Now, whether it’s good manners to show up at a hotel and demand that a literally infinite number of people suffer a minor inconvenience just so you can avoid trying the Best Western down the road—that’s another matter. You’re probably a bad person for making this request. But you’re a fine mathematician.

Can we do this without inconveniencing an infinite number of people? Unfortunately, no. For example, if you take Room 1, and send that guy packing, he’s going to have the same problem as you: every room is now occupied. As long as you’re shuffling a finite number of rooms, normal math applies, and somebody will be left out. Your infinite problem demands an infinite solution.

It gets crazier. What if you’re coming straight from the Infinite Man March, and you’ve got an infinite line of new friends in tow? Can the hotel hold you all now?

Impressively: Yes.

This time, each current guest needs to look at their room number, double it, and move to that doubled room. So the chap in Room 1 moves to Room 2. The gal in Room 2 moves to Room 4. The fellow in Room 3003 moves to room 6006. And so on.

At this point, which rooms are filled? Only the evens. So you and your infinity friends fill the odd rooms, and voila! Problem solved.

(Unless you’re the bellhop in charge of setting out the continental breakfast; then, the problems have just begun.)

At this point, infinity is perhaps beginning to feel like a squishy, flexible, silly-putty sort of idea. Infinite lists? They’re the same size. Infinity plus one? Still the same size. Infinity plus another infinity? Yup, still the same size. It raises the provocative question: Are all infinities the same size? Tune in next week for the answer.

Oh, who am I kidding? The answer is no. Some infinities are much bigger than others.

Tune in next week for why.

27 thoughts on “Infinity Plus One: Please Check Your Intuitions at the Front Desk

  1. I’ve always felt that size is not an attribute of infinite sets. If you measure the size of something with a ruler, how do you decided which number on the ruler corresponds to the object’s size? You read off the one that is where the object ends. Size is a limit measurement–something that doesn’t have a limit doesn’t have a size.

    1. Yeah, our definition of “size” for infinite sets certainly isn’t the same as our definition for finite sets. I’d go so far as to call this a theme in math – taking an ordinary word and stretching it to fit a new setting or scenario, losing some of its original meaning in the process. Perhaps always putting “size” in quotation marks better captures the meaning here.

    1. I don’t see why not!
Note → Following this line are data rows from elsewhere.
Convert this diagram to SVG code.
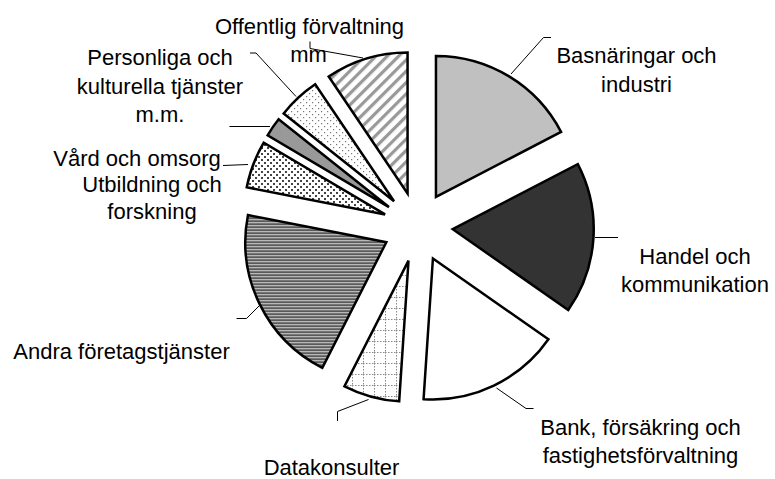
<svg xmlns="http://www.w3.org/2000/svg" width="775" height="479" viewBox="0 0 775 479">
<style>
.lbl{font-family:"Liberation Sans",Arial,sans-serif;font-size:22px;fill:#000;text-anchor:middle}
.sl{stroke:#000;stroke-width:2.5;stroke-linejoin:miter}
.ld{fill:none;stroke:#000;stroke-width:1}
</style>
<defs>
<pattern id="pDiag" width="8" height="8" patternUnits="userSpaceOnUse" patternTransform="rotate(45)">
<rect width="8" height="8" fill="#fff"/>
<rect x="0" y="0" width="3.2" height="8" fill="#999"/>
</pattern>
<pattern id="pHoriz" width="3" height="3" patternUnits="userSpaceOnUse">
<rect width="3" height="3" fill="#5a5a5a"/>
<rect x="0" y="0" width="3" height="1.3" fill="#b8b8b8"/>
</pattern>
<pattern id="pDense" width="6" height="6" patternUnits="userSpaceOnUse">
<rect width="6" height="6" fill="#fff"/>
<rect x="0" y="0" width="2" height="2" fill="#444"/>
<rect x="3" y="3" width="2" height="2" fill="#444"/>
</pattern>
<pattern id="pSparse" width="6" height="6" patternUnits="userSpaceOnUse">
<rect width="6" height="6" fill="#fff"/>
<rect x="0" y="0" width="1.2" height="1.2" fill="#777"/>
<rect x="3" y="3" width="1.2" height="1.2" fill="#777"/>
</pattern>
<pattern id="pGrid" width="11" height="11" patternUnits="userSpaceOnUse">
<rect width="11" height="11" fill="#fff"/>
<path d="M0 0.5H11M0.5 0V11" stroke="#888" stroke-width="1" stroke-dasharray="1.5 1.5"/>
</pattern>
</defs>

<g id="slice-basnaringar">
<path class="sl" fill="#c0c0c0" d="M435.96 196.98 L435.96 55.98 A141 141 0 0 1 561.03 131.88 Z"/>
</g>
<g id="slice-handel">
<path class="sl" fill="#333333" d="M452.73 229.19 L577.80 164.09 A141 141 0 0 1 568.23 310.06 Z"/>
</g>
<g id="slice-bank">
<path class="sl" fill="#ffffff" d="M432.92 258.46 L548.42 339.33 A141 141 0 0 1 423.58 399.15 Z"/>
</g>
<g id="slice-datakonsulter">
<path class="sl" fill="url(#pGrid)" d="M408.51 260.64 L399.17 401.33 A141 141 0 0 1 344.50 386.27 Z"/>
</g>
<g id="slice-andra">
<path class="sl" fill="url(#pHoriz)" d="M386.33 242.22 L322.32 367.85 A141 141 0 0 1 247.97 215.08 Z"/>
</g>
<g id="slice-utbildning">
<path class="sl" fill="url(#pDense)" d="M385.09 214.44 L246.73 187.30 A141 141 0 0 1 263.73 142.67 Z"/>
</g>
<g id="slice-vard">
<path class="sl" fill="#999999" d="M388.97 207.05 L267.61 135.28 A141 141 0 0 1 278.62 119.28 Z"/>
</g>
<g id="slice-personliga">
<path class="sl" fill="url(#pSparse)" d="M394.04 201.20 L283.69 113.43 A141 141 0 0 1 315.19 84.31 Z"/>
</g>
<g id="slice-offentlig">
<path class="sl" fill="url(#pDiag)" d="M407.57 193.43 L328.72 76.54 A141 141 0 0 1 407.57 52.43 Z"/>
</g>

<g id="connectors">
<polyline class="ld" points="511,74 543.5,37.5 551,37.5"/>
<polyline class="ld" points="595,237.5 618,237.5"/>
<polyline class="ld" points="496.5,388 526,408.5 533.5,408.5"/>
<polyline class="ld" points="368.5,399.5 337.5,411.5 337.5,421"/>
<polyline class="ld" points="260,305 246.5,318.5 236.5,318.5"/>
<polyline class="ld" points="223,165.5 248,164.5"/>
<polyline class="ld" points="229.5,126.5 270,126.5"/>
<polyline class="ld" points="250,53 256,53 296,96.5"/>
<polyline class="ld" points="310,41.5 310,48.5 363,58"/>
</g>

<g id="labels">
<text class="lbl" x="636.5" y="63">Basnäringar och</text>
<text class="lbl" x="636.5" y="91.5">industri</text>
<text class="lbl" x="695" y="263.5">Handel och</text>
<text class="lbl" x="695" y="291.5">kommunikation</text>
<text class="lbl" x="640.5" y="435">Bank, försäkring och</text>
<text class="lbl" x="640.5" y="463">fastighetsförvaltning</text>
<text class="lbl" x="331.5" y="475">Datakonsulter</text>
<text class="lbl" x="121.5" y="358.5">Andra företagstjänster</text>
<text class="lbl" x="137" y="165.5">Vård och omsorg</text>
<text class="lbl" x="152" y="191.5">Utbildning och</text>
<text class="lbl" x="152" y="218.5">forskning</text>
<text class="lbl" x="160" y="65">Personliga och</text>
<text class="lbl" x="160" y="93.5">kulturella tjänster</text>
<text class="lbl" x="160" y="122">m.m.</text>
<text class="lbl" x="309.5" y="33.5">Offentlig förvaltning</text>
<text class="lbl" x="308.5" y="61.5">mm</text>
</g>
</svg>
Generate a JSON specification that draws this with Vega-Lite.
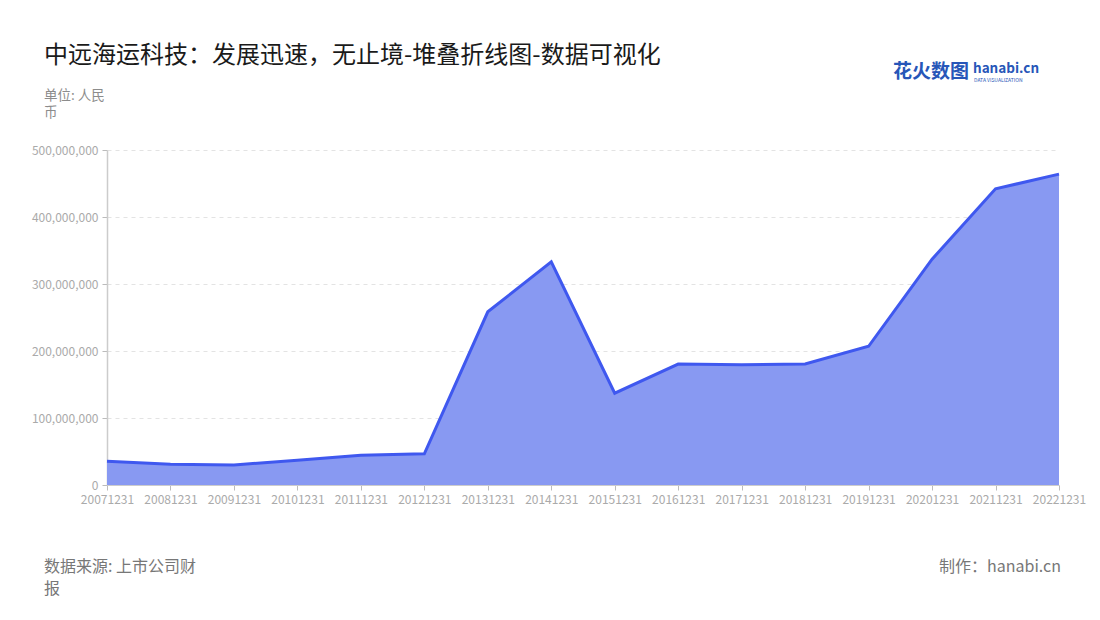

I’m building up towards the idea of an uncountable infinity next week; the Continuum Hypothesis would seem to fit in naturally between those two ideas. (Or perhaps NOTHING fits in naturally between those two ideas…)

      1. *rimshot!* But will we get to explore the axiom of choice in specific terms? It’s one of my favorite things to annoy topologists with… “but is there a way to prove that *without* the AoC?” 😉

    1. Not nearly as mind-blowing as the Cantor middle-quarter set: totally disconnected, nowhere dense, contains no intervals, and yet has positive measure.

      Now here’s a puzzle: can a set of real numbers be constructed which has positive measure on every interval, but full measure on no interval?

  2. Ok, the irrational numbers are uncountable, but unfortunately the set of algebraic numbers is countable, and this includes all square roots, cube roots, etc.

  3. A great article that even middle schoolers can get a grasp on to begin to understand this concept.

  4. I once saw an infinite set defined as a set that could be placed in one-to-one correspondence with one of its proper subsets, which I’ve always liked. (It allows us to define what an infinite set is rather than what it is not, and it puts the most counterintuitive property of infinite sets front and center.)

      1. It actually does! An infinite set can’t necessarily be placed in one-to-one correspondence with ALL of its proper subsets, but it can with at least one of them.

    1. The term for this is Dedekind-infinite (see also: Dedekind-finite).

      With the Axiom of Choice, it syncs up with the standard definition of infinite.

      1. I’m not a fan of using the word “Wrong” in reply to “List A is bigger than List B”, for the simple reason that there are several common and useful definitions of “size”, some of which do indeed say List A is bigger than List B.

        In addition to cardinality, there is set containment, measure theory, sub-group/ring/field relations, and plenty of other partial orders which formalize various aspects of bigness. Not all of them apply to lists of integers, but another one that does is the concept of natural density.

        Cardinality may say the integers are equinumerous with the evens, but set containment and natural density both aver that the former outnumber the latter. That’s two against one, and last I checked two is bigger than one by a factor of, like, six.

        @Maya Quinn
        The equivalence you mention doesn’t even require all of countable choice, let alone the full axiom of choice. In fact “Dedekind-infinite implies infinite” is true without any form of choice, and “infinite implies Dedekind-infinite” is equivalent to “every infinite set has a countable subset”.

        1. I only wished to indicate that the two notions of infinitude need not be equivalent in a model of ZF, whereas they are equivalent in any model of ZFC.

          Yes, if an infinite set has a countable subset enumerated as: a_1, a_2, a_3, …, then the map that sends a_n to a_{n+1} and fixes all other elements gives the desired sort (the image is proper since nothing maps to a_1). I imagine this is the sort of argument you had in mind (?) and, as you note, producing such an enumeration does not require “the full axiom of choice.”

        2. @Maya Quinn
          That is one direction, yes. For the converse, given a Dedekind-infinite set S, let f be a bijection from S to its proper subset T. Take x in S but not in T, and the orbit of x under f never hits the same value twice (proof left as an exercise) so it is a countably-infinite subset of S.

  5. About the guy who wants to check into Hilbert’s Hotel:

    He can’t move into room 1 until the guy in room 1 moves into room 2. The guy in room 2 can’t move into room 3 until the guy in room 3 moves into room 4. The guy in room 3 can’t move into room 4 until the guy in room 5 moves into room 6. And so forth.

    So when will room 1 be available? Aren’t all these guys waiting on the next room to open up for them?